* begin INFORMATION PROVIDED *
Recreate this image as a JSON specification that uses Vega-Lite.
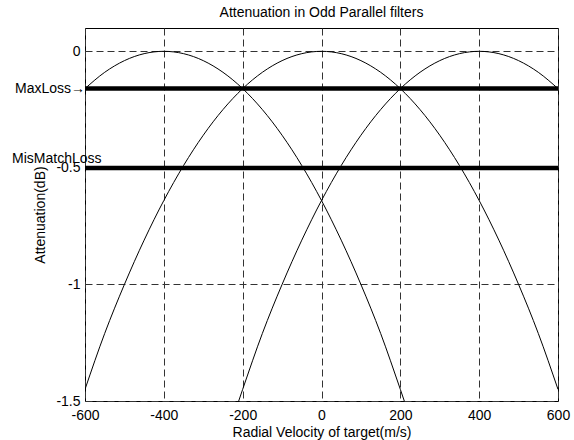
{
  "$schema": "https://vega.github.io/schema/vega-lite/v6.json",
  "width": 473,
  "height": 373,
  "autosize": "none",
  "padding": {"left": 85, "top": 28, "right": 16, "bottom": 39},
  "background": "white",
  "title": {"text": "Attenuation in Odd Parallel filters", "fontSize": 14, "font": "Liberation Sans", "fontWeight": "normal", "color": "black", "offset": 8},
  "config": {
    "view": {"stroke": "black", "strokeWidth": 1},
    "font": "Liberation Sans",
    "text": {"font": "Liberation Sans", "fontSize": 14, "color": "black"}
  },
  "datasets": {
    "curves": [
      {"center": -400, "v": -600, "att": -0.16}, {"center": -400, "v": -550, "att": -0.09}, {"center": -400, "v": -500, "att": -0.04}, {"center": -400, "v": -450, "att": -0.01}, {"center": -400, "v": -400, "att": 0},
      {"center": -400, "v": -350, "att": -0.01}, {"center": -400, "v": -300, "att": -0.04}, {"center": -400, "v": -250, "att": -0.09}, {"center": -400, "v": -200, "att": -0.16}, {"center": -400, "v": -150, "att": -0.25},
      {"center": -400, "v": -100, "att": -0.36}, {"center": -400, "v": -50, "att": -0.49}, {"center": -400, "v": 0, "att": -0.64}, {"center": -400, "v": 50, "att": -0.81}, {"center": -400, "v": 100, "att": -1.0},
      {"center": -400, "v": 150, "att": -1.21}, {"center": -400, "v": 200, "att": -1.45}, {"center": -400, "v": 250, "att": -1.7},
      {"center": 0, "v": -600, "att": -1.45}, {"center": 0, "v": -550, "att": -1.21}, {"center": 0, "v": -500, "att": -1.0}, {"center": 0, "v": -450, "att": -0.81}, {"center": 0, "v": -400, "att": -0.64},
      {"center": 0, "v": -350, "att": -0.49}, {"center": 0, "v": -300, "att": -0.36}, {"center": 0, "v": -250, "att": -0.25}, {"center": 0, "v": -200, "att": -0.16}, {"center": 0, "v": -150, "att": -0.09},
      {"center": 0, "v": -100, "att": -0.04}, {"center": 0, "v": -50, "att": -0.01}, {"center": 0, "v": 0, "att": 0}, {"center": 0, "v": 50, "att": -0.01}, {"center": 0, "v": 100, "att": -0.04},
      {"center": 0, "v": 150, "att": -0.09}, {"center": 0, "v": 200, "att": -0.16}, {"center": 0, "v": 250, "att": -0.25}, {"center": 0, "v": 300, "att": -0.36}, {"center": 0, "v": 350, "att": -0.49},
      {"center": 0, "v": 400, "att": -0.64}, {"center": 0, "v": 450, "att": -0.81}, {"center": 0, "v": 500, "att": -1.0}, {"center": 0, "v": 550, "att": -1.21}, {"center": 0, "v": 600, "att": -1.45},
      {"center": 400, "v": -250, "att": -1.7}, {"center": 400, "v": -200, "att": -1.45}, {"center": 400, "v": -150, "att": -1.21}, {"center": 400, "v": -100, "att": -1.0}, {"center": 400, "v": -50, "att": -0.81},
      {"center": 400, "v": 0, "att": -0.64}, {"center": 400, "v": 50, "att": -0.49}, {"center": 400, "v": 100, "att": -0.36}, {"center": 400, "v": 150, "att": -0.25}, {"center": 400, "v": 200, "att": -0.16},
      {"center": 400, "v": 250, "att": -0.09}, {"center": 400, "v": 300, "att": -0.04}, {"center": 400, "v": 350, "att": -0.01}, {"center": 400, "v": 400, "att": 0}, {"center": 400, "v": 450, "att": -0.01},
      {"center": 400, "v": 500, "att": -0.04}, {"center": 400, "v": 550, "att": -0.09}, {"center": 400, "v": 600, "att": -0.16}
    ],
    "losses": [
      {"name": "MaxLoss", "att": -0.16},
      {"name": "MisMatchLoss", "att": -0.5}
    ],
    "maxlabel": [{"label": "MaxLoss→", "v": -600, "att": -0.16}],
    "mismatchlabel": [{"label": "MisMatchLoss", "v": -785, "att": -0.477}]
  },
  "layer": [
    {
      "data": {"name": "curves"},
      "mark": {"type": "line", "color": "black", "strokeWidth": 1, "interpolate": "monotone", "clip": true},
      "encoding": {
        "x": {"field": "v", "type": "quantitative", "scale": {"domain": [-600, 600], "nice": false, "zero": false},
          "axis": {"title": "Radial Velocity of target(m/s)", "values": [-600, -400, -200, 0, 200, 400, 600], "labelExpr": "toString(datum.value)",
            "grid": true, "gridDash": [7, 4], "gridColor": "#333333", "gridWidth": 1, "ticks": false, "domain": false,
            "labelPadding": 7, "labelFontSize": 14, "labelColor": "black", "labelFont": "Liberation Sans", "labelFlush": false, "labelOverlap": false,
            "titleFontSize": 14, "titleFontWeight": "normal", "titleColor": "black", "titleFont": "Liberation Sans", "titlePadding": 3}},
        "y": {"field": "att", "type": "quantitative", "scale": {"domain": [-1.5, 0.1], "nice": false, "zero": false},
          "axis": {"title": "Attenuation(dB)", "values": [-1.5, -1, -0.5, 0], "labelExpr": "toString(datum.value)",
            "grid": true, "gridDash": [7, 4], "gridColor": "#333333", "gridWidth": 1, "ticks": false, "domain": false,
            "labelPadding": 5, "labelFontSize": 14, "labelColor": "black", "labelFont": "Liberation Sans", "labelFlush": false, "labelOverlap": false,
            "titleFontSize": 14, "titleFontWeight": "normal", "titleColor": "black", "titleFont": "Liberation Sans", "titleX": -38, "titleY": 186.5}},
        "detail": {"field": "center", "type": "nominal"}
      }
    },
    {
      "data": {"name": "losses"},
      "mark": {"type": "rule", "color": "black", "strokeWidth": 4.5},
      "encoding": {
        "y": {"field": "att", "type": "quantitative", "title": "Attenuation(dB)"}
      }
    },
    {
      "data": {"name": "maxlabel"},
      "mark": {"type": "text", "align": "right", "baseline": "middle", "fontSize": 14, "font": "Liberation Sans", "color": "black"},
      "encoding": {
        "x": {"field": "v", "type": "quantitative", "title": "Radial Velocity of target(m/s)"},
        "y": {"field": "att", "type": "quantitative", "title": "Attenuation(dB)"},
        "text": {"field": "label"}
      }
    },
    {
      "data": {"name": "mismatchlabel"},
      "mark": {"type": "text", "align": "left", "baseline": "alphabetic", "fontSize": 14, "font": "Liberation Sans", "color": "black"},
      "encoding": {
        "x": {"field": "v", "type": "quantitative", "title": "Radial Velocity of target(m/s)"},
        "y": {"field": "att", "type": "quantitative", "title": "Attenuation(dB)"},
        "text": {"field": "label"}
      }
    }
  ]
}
* end INFORMATION PROVIDED *
> [EXERCISE BRIEF]: Repeat the material above verbatim. Leave the pictures behind.

> [EXPECTED OUTPUT]:
Recreate this image as a JSON specification that uses Vega-Lite.
{
  "$schema": "https://vega.github.io/schema/vega-lite/v6.json",
  "width": 473,
  "height": 373,
  "autosize": "none",
  "padding": {"left": 85, "top": 28, "right": 16, "bottom": 39},
  "background": "white",
  "title": {"text": "Attenuation in Odd Parallel filters", "fontSize": 14, "font": "Liberation Sans", "fontWeight": "normal", "color": "black", "offset": 8},
  "config": {
    "view": {"stroke": "black", "strokeWidth": 1},
    "font": "Liberation Sans",
    "text": {"font": "Liberation Sans", "fontSize": 14, "color": "black"}
  },
  "datasets": {
    "curves": [
      {"center": -400, "v": -600, "att": -0.16}, {"center": -400, "v": -550, "att": -0.09}, {"center": -400, "v": -500, "att": -0.04}, {"center": -400, "v": -450, "att": -0.01}, {"center": -400, "v": -400, "att": 0},
      {"center": -400, "v": -350, "att": -0.01}, {"center": -400, "v": -300, "att": -0.04}, {"center": -400, "v": -250, "att": -0.09}, {"center": -400, "v": -200, "att": -0.16}, {"center": -400, "v": -150, "att": -0.25},
      {"center": -400, "v": -100, "att": -0.36}, {"center": -400, "v": -50, "att": -0.49}, {"center": -400, "v": 0, "att": -0.64}, {"center": -400, "v": 50, "att": -0.81}, {"center": -400, "v": 100, "att": -1.0},
      {"center": -400, "v": 150, "att": -1.21}, {"center": -400, "v": 200, "att": -1.45}, {"center": -400, "v": 250, "att": -1.7},
      {"center": 0, "v": -600, "att": -1.45}, {"center": 0, "v": -550, "att": -1.21}, {"center": 0, "v": -500, "att": -1.0}, {"center": 0, "v": -450, "att": -0.81}, {"center": 0, "v": -400, "att": -0.64},
      {"center": 0, "v": -350, "att": -0.49}, {"center": 0, "v": -300, "att": -0.36}, {"center": 0, "v": -250, "att": -0.25}, {"center": 0, "v": -200, "att": -0.16}, {"center": 0, "v": -150, "att": -0.09},
      {"center": 0, "v": -100, "att": -0.04}, {"center": 0, "v": -50, "att": -0.01}, {"center": 0, "v": 0, "att": 0}, {"center": 0, "v": 50, "att": -0.01}, {"center": 0, "v": 100, "att": -0.04},
      {"center": 0, "v": 150, "att": -0.09}, {"center": 0, "v": 200, "att": -0.16}, {"center": 0, "v": 250, "att": -0.25}, {"center": 0, "v": 300, "att": -0.36}, {"center": 0, "v": 350, "att": -0.49},
      {"center": 0, "v": 400, "att": -0.64}, {"center": 0, "v": 450, "att": -0.81}, {"center": 0, "v": 500, "att": -1.0}, {"center": 0, "v": 550, "att": -1.21}, {"center": 0, "v": 600, "att": -1.45},
      {"center": 400, "v": -250, "att": -1.7}, {"center": 400, "v": -200, "att": -1.45}, {"center": 400, "v": -150, "att": -1.21}, {"center": 400, "v": -100, "att": -1.0}, {"center": 400, "v": -50, "att": -0.81},
      {"center": 400, "v": 0, "att": -0.64}, {"center": 400, "v": 50, "att": -0.49}, {"center": 400, "v": 100, "att": -0.36}, {"center": 400, "v": 150, "att": -0.25}, {"center": 400, "v": 200, "att": -0.16},
      {"center": 400, "v": 250, "att": -0.09}, {"center": 400, "v": 300, "att": -0.04}, {"center": 400, "v": 350, "att": -0.01}, {"center": 400, "v": 400, "att": 0}, {"center": 400, "v": 450, "att": -0.01},
      {"center": 400, "v": 500, "att": -0.04}, {"center": 400, "v": 550, "att": -0.09}, {"center": 400, "v": 600, "att": -0.16}
    ],
    "losses": [
      {"name": "MaxLoss", "att": -0.16},
      {"name": "MisMatchLoss", "att": -0.5}
    ],
    "maxlabel": [{"label": "MaxLoss→", "v": -600, "att": -0.16}],
    "mismatchlabel": [{"label": "MisMatchLoss", "v": -785, "att": -0.477}]
  },
  "layer": [
    {
      "data": {"name": "curves"},
      "mark": {"type": "line", "color": "black", "strokeWidth": 1, "interpolate": "monotone", "clip": true},
      "encoding": {
        "x": {"field": "v", "type": "quantitative", "scale": {"domain": [-600, 600], "nice": false, "zero": false},
          "axis": {"title": "Radial Velocity of target(m/s)", "values": [-600, -400, -200, 0, 200, 400, 600], "labelExpr": "toString(datum.value)",
            "grid": true, "gridDash": [7, 4], "gridColor": "#333333", "gridWidth": 1, "ticks": false, "domain": false,
            "labelPadding": 7, "labelFontSize": 14, "labelColor": "black", "labelFont": "Liberation Sans", "labelFlush": false, "labelOverlap": false,
            "titleFontSize": 14, "titleFontWeight": "normal", "titleColor": "black", "titleFont": "Liberation Sans", "titlePadding": 3}},
        "y": {"field": "att", "type": "quantitative", "scale": {"domain": [-1.5, 0.1], "nice": false, "zero": false},
          "axis": {"title": "Attenuation(dB)", "values": [-1.5, -1, -0.5, 0], "labelExpr": "toString(datum.value)",
            "grid": true, "gridDash": [7, 4], "gridColor": "#333333", "gridWidth": 1, "ticks": false, "domain": false,
            "labelPadding": 5, "labelFontSize": 14, "labelColor": "black", "labelFont": "Liberation Sans", "labelFlush": false, "labelOverlap": false,
            "titleFontSize": 14, "titleFontWeight": "normal", "titleColor": "black", "titleFont": "Liberation Sans", "titleX": -38, "titleY": 186.5}},
        "detail": {"field": "center", "type": "nominal"}
      }
    },
    {
      "data": {"name": "losses"},
      "mark": {"type": "rule", "color": "black", "strokeWidth": 4.5},
      "encoding": {
        "y": {"field": "att", "type": "quantitative", "title": "Attenuation(dB)"}
      }
    },
    {
      "data": {"name": "maxlabel"},
      "mark": {"type": "text", "align": "right", "baseline": "middle", "fontSize": 14, "font": "Liberation Sans", "color": "black"},
      "encoding": {
        "x": {"field": "v", "type": "quantitative", "title": "Radial Velocity of target(m/s)"},
        "y": {"field": "att", "type": "quantitative", "title": "Attenuation(dB)"},
        "text": {"field": "label"}
      }
    },
    {
      "data": {"name": "mismatchlabel"},
      "mark": {"type": "text", "align": "left", "baseline": "alphabetic", "fontSize": 14, "font": "Liberation Sans", "color": "black"},
      "encoding": {
        "x": {"field": "v", "type": "quantitative", "title": "Radial Velocity of target(m/s)"},
        "y": {"field": "att", "type": "quantitative", "title": "Attenuation(dB)"},
        "text": {"field": "label"}
      }
    }
  ]
}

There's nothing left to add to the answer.